Benjamin Franklin wrote in his autobiography that it "shall a good deal gratify my own vanity" siting "being persuaded that it is often productive of good to the possessor, and to others that are within his sphere of action." Some of my maternal ancestors inspire me to write autobiographical essays; a 2nd great-grandfather Samuel Willard Saxton, a great grandmother Grace Birgfield, and a great grandfather Robert Murphy. An autobiography at 32 seems a little young so a partial testimony seems most appropriate for the present. 

"If any ambitious man have a fancy to revolutionize at one effort the universal world of human thought, human opinion, and human sentiment, the opportunity is his own — the road to immortal renown lies straight, open, and unencumbered before him. All that he has to do is to write and publish a very little book. Its title should be simple — a few plain words — "My Heart Laid Bare." But — this little book must be true to its title."--from "Marginalia," by Edgar Allan Poe 1844.

I have fancied suicide as an honorable way to escape from my own scorn, embarrassments, and burden on others. I have fancied to gratify my own vanity and make humble those in my sphere of action with my thoughts into words. I have fancied a revolution in the world, I know I'm not the only one, and I know that they will fail in the same mire of delusion and vexations that covers our adulterated natures.

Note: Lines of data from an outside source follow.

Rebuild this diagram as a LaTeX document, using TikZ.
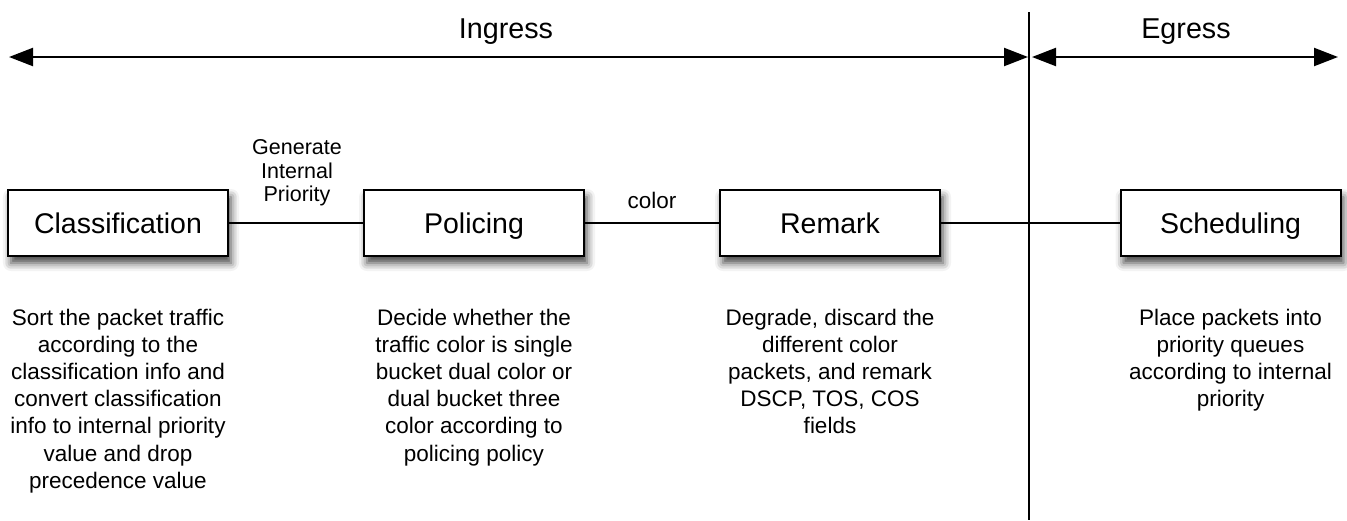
\documentclass[tikz,border=0pt]{standalone}
\usepackage{fontspec}
\setmainfont{Liberation Sans}
\usetikzlibrary{arrows.meta,shadows.blur}
\tikzset{
  procbox/.style={draw=black, line width=2pt, fill=white, minimum width=220pt, minimum height=66pt,
    inner sep=0pt, text height=20.5pt, text depth=0pt,
    font=\fontsize{28.5}{32}\selectfont,
    blur shadow={shadow xshift=3pt, shadow yshift=-7pt, shadow blur radius=8pt, shadow opacity=75}},
  desc/.style={anchor=north, inner sep=0pt, align=center, font=\fontsize{22.5}{27.2}\selectfont},
  lbl/.style={inner sep=0pt, align=center, font=\fontsize{21.5}{23.5}\selectfont},
  phase/.style={anchor=base, inner sep=0pt, font=\fontsize{28.7}{32}\selectfont},
  span/.style={line width=2.2pt, {Triangle[length=24pt,width=18pt]}-{Triangle[length=24pt,width=18pt]}},
  conn/.style={line width=1.8pt}
}
\begin{document}
\begin{tikzpicture}[x=1pt,y=1pt]
\useasboundingbox (0,0) rectangle (1347,-520);
% divider
\coordinate (dtop) at (1029,-12);
\coordinate (dbot) at (1029,-520);
\draw[line width=2pt] (dtop) -- (dbot);
% span arrows
\coordinate (iL) at (9,-57);
\coordinate (iR) at (1028,-57);
\coordinate (eL) at (1032,-57);
\coordinate (eR) at (1338,-57);
\draw[span] (iL) -- (iR);
\draw[span] (eL) -- (eR);
\node[phase] (ingress) at (506,-38.5) {Ingress};
\node[phase] (egress) at (1186,-38.5) {Egress};
% boxes
\node[procbox] (cls) at (118,-223) {Classification};
\node[procbox] (pol) at (474,-223) {Policing};
\node[procbox] (rem) at (830,-223) {Remark};
\node[procbox] (sch) at (1230.5,-223) {Scheduling};
% connectors
\draw[conn] (cls.east) -- (pol.west);
\draw[conn] (pol.east) -- (rem.west);
\draw[conn] (rem.east) -- (sch.west);
% labels
\node[lbl, anchor=north] (gip) at (297,-139.7) {Generate\\Internal\\Priority};
\node[anchor=base, inner sep=0pt, font=\fontsize{22.5}{27}\selectfont] (col) at (652,-208) {color};
% descriptions
\node[desc] (dcls) at (118,-308.5) {Sort the packet traffic\\according to the\\classification info and\\convert classification\\info to internal priority\\value and drop\\precedence value};
\node[desc] (dpol) at (474,-308.5) {Decide whether the\\traffic color is single\\bucket dual color or\\dual bucket three\\color according to\\policing policy};
\node[desc] (drem) at (830,-308.5) {Degrade, discard the\\different color\\packets, and remark\\DSCP, TOS, COS\\fields};
\node[desc] (dsch) at (1230.5,-308.5) {Place packets into\\priority queues\\according to internal\\priority};
\end{tikzpicture}
\end{document}
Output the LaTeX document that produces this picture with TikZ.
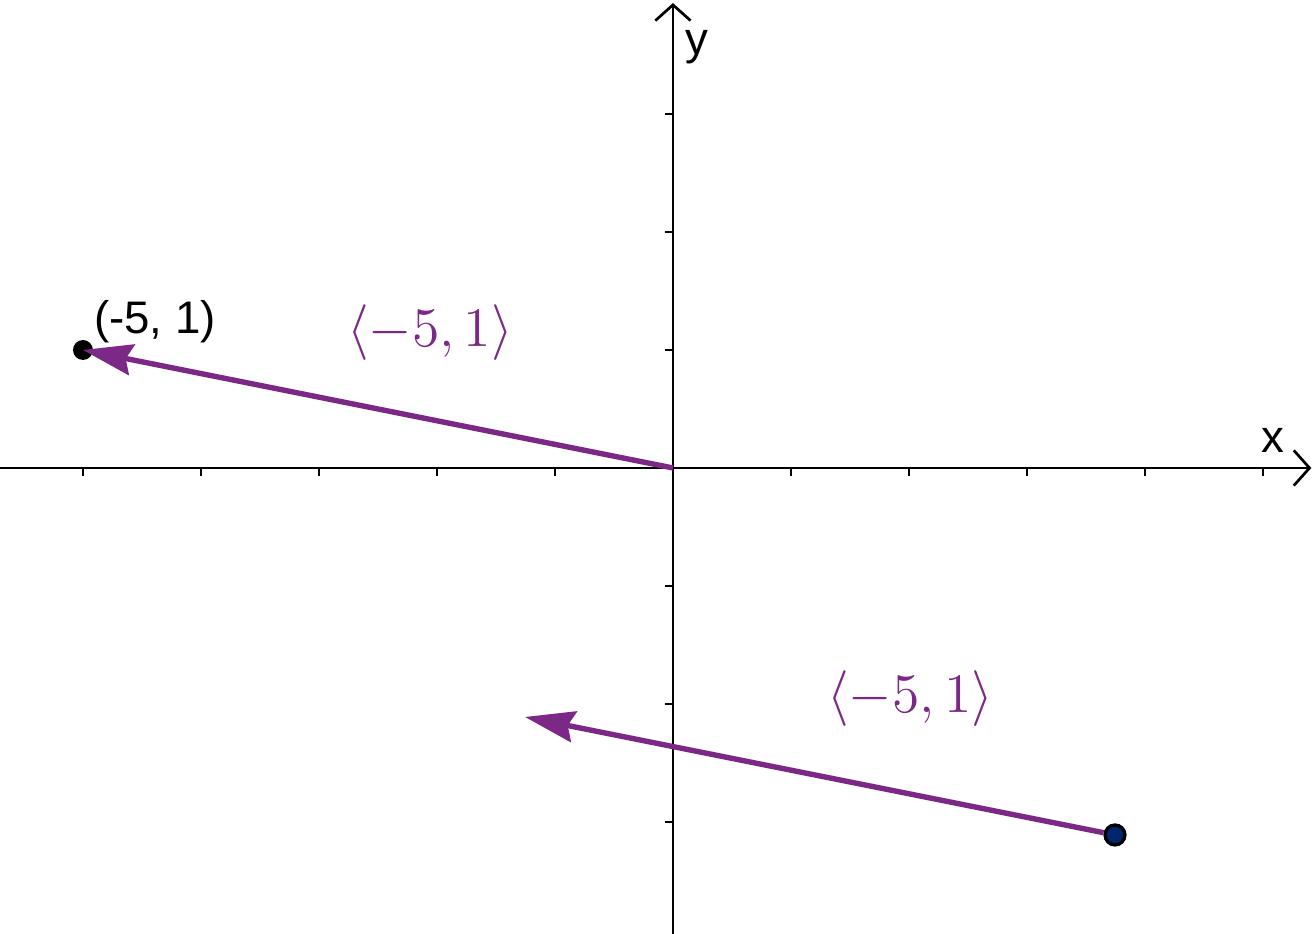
\documentclass[tikz,border=0pt]{standalone}
\usepackage{amsmath}
\usepackage{fontspec}
\setsansfont{Liberation Sans}
\usetikzlibrary{arrows.meta}
\definecolor{vecpurple}{RGB}{124,40,134}
\definecolor{ptblue}{RGB}{0,38,110}
\tikzset{
    axis/.style={line width=0.65pt,-{Straight Barb[length=3.8pt,width=8.5pt]}},
    vec/.style={line width=1.3pt,vecpurple,-{Stealth[length=12pt,width=7.5pt,inset=1.5pt]}},
    pt/.style={circle,inner sep=0pt,minimum size=4.8pt},
    lbl/.style={font=\sffamily\fontsize{11}{13}\selectfont,inner sep=0pt},
    veclbl/.style={vecpurple,font=\fontsize{12}{14}\selectfont,scale=1.12,transform shape}
}

\begin{document}
\begin{tikzpicture}
    \useasboundingbox (-5.703,-3.949) rectangle (5.441,3.966);
    \draw[axis](-5.703,0)--(5.41,0);
    \draw[axis](0,-3.949)--(0,3.94);
    \node[lbl] (xl) at (5.085,0.237) {x};
    \node[lbl] (yl) at (0.203,3.57) {y};
    \foreach \x in {-5,-4,-3,-2,-1,1,2,3,4,5}
        \draw[line width=0.65pt] (\x,0) -- (\x,-0.07);
    \foreach \y in {-3,-2,-1,1,2,3}
        \draw[line width=0.65pt] (0,\y) -- (-0.07,\y);
    % vector from the origin
    \coordinate (O) at (0,0);
    \node[pt,fill=black] (P) at (-5,1) {};
    \node[lbl] (Pl) at (-4.39,1.24) {(-5, 1)};
    \draw[vec] (O) -- (P.center);
    \node[veclbl] (v1) at (-2.06,1.15) {$\langle -5,1\rangle$};
    % same vector, other start
    \node[pt,fill=ptblue,draw=black,line width=0.8pt] (Q) at (3.746,-3.11) {};
    \coordinate (R) at (-1.254,-2.11);
    \draw[vec] (Q) -- (R);
    \node[veclbl] (v2) at (2.01,-1.95) {$\langle -5,1\rangle$};
\end{tikzpicture}
\end{document}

I think now I should fancy a revolution, not of myself for the world, but of higher power for the innocent, especially children, while exacting no recourse or payment except my own affirmative action; in the faith, hope, trust, confidence, belief, view, whatever term suits my fellow man to conjure the efforts required for liberation to keep the most corruption in the past and the least corruption at its farthest conceivable distance in the future. If this is conceivable, then the rest is sure to follow.